Nicola Micieli – Lo Spirito dalla Materia

Le fragranze e gli umori del mondo quotidiano pervadono ogni fibra della pittura di Bruno Ceccobelli, Per qualche scia o risonanza essi durano, e si rendono percepibili, anche nelle opere che sembrano levitare in un simbolismo astraente. Nel recinto della pittura, le circostanze del quotidiano innescano la fervida epifania dell’immaginario domestico. Sono “occasioni” montaliane, poeticamente producenti se notabili, per quanto private.
Poniamo, l’annuncio di una fecondazione, l’accadimento di una natività, eventi che Ceccobelli registra, con apparente neutralità archivistica, sotto la voce “date memorabili”, innalzando icone come edicole evocative di una micromitografia familiare in cui ognuno può. riconoscere una parte del proprio vissuto.
Sembra che il pittore celebri un rito primaverile, una danza della pernice, un carnevale onirico, quando sottrae al dipanarsi regolare del tempo la battuta che racchiude un senso possibile della vita. Da sacerdote- sciamano, per esorcizzare le ombre dell’esistenza, indossa fastose maschere di fiori, diuccelli, di creature, ed esibisce oggetti rituali, simboli grati di una religione primaria della fertilità risorgente nel divenire ciclico della natura.

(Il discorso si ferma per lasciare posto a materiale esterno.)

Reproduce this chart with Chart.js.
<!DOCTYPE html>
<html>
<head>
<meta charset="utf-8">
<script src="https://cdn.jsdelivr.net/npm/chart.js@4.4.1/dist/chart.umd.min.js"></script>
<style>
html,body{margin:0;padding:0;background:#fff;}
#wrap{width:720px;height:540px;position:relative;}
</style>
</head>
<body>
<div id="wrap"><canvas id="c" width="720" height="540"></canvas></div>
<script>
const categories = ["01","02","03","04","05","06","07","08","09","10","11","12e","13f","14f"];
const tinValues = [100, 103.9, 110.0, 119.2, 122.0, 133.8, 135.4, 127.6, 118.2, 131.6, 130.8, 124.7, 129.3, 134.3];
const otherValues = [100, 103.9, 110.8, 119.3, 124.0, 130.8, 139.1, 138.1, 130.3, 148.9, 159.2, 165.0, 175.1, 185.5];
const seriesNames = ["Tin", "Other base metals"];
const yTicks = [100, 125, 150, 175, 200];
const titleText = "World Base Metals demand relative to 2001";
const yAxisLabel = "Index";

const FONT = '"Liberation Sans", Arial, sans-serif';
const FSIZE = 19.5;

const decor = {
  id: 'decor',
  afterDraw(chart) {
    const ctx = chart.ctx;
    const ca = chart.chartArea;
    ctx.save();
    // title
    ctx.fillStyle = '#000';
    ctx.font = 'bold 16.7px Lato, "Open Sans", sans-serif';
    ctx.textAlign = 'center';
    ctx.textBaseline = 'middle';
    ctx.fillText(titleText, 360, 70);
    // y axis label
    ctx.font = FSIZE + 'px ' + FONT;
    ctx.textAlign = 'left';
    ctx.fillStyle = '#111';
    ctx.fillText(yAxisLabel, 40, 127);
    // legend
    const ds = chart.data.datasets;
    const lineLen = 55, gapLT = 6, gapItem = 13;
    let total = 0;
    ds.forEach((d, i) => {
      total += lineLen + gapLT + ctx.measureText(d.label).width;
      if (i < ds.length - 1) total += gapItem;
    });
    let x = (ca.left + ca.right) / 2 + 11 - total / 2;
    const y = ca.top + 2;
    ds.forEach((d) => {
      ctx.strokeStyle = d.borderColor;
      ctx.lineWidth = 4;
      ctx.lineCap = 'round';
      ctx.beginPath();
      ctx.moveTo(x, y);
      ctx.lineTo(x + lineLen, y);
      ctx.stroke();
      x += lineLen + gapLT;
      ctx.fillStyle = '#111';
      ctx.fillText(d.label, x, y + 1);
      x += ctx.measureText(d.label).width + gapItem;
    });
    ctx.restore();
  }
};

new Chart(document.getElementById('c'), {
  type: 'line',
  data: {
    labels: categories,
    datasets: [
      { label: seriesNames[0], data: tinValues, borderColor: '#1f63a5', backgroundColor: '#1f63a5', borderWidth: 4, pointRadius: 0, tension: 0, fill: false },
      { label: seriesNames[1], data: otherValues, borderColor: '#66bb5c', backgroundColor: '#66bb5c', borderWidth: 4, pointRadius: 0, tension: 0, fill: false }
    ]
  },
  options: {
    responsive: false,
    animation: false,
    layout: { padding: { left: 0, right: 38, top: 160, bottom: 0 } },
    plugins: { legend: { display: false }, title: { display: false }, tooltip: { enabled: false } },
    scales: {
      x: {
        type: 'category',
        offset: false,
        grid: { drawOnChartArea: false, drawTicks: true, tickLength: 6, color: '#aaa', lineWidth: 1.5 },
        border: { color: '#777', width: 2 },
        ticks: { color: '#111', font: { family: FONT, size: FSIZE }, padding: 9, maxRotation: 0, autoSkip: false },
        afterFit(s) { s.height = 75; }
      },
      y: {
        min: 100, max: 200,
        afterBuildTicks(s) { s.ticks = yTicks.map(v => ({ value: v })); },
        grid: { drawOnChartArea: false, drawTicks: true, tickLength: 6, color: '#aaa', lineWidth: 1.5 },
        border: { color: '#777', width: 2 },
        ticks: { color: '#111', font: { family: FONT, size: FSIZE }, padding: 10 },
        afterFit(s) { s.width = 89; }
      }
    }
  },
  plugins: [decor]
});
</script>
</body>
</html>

Le icone esplìcitamente dedicate a “date memorabili”, ognuna un piccolo altare votato ai Lari, e quelle comunque ispirate alla dimensione del quotidiano, sono stanze d’un itinerario iniziatico, monumenti nel senso etimologico del termine. Ossia luoghi per ricordare. Proposti nel loro insieme, compongono un’iconostasi ideale, e vorrei dire un “palazzo della memoria” per riconoscibili figure e intuibili emblemi, simile a quello che il missionario Matteo Ricci, padre gesuita, immaginò di far costruire ai Cinesi perché potessero apprendervi il Vangelo, nel 1596. Ceccobelli, peraltro, non è animato da intenzioni didattiche mirate all’edificazione. Le pareti del suo “palazzo” non recano cicli decorativi raffiguranti episodi salienti di una epopea sacra o profana, né personaggi comunque esemplari da cavarne materia di soggestione e di insegnamento. Vi compaiono piuttosto aperture o inserti d’un privato in apparenza senza qualità, e intendo di scarso interesse collettivo sul piano della retorica civile, ma certo intrigante e “memorabile” perché rigenerato alla scaturigine visionaria del simbolismo pittorico. Invero, per dilatazione immaginativa l’occasione privata si trasforma in evento di ampia risonanza interiore. Ossia di una durata emozionale che presuppone uno spazio-tempo intuitivo. L’immagine diviene schermo proiettivo, non nei senso dell’automatismo freudiano che fa teatro onirico del vissuto, sibbene di un’elaborazione visionaria in cui rifluiscono simboli figurali di estesa appartenenza antropologica. L’artista assume un ruolo medianico, veicolo tuttavia provveduto di quel fluire di cui è parte integrante, come una fibra del grande tessuto della sensibilità universale, ma che pure egli domina nell’atto del renderlo visibile in quanto pittura. Ecco, tra abbandono e controllo vi è un’area di contatto e di osmosi in cui si colloca, sempre mutevole nel divenire del processo creativo, lo spazio possibile della tabulazione personale, direi l’interstizio disponibile al gioco delle scelte di linguaggio e poetiche, da cui scaturisce il senso della visione.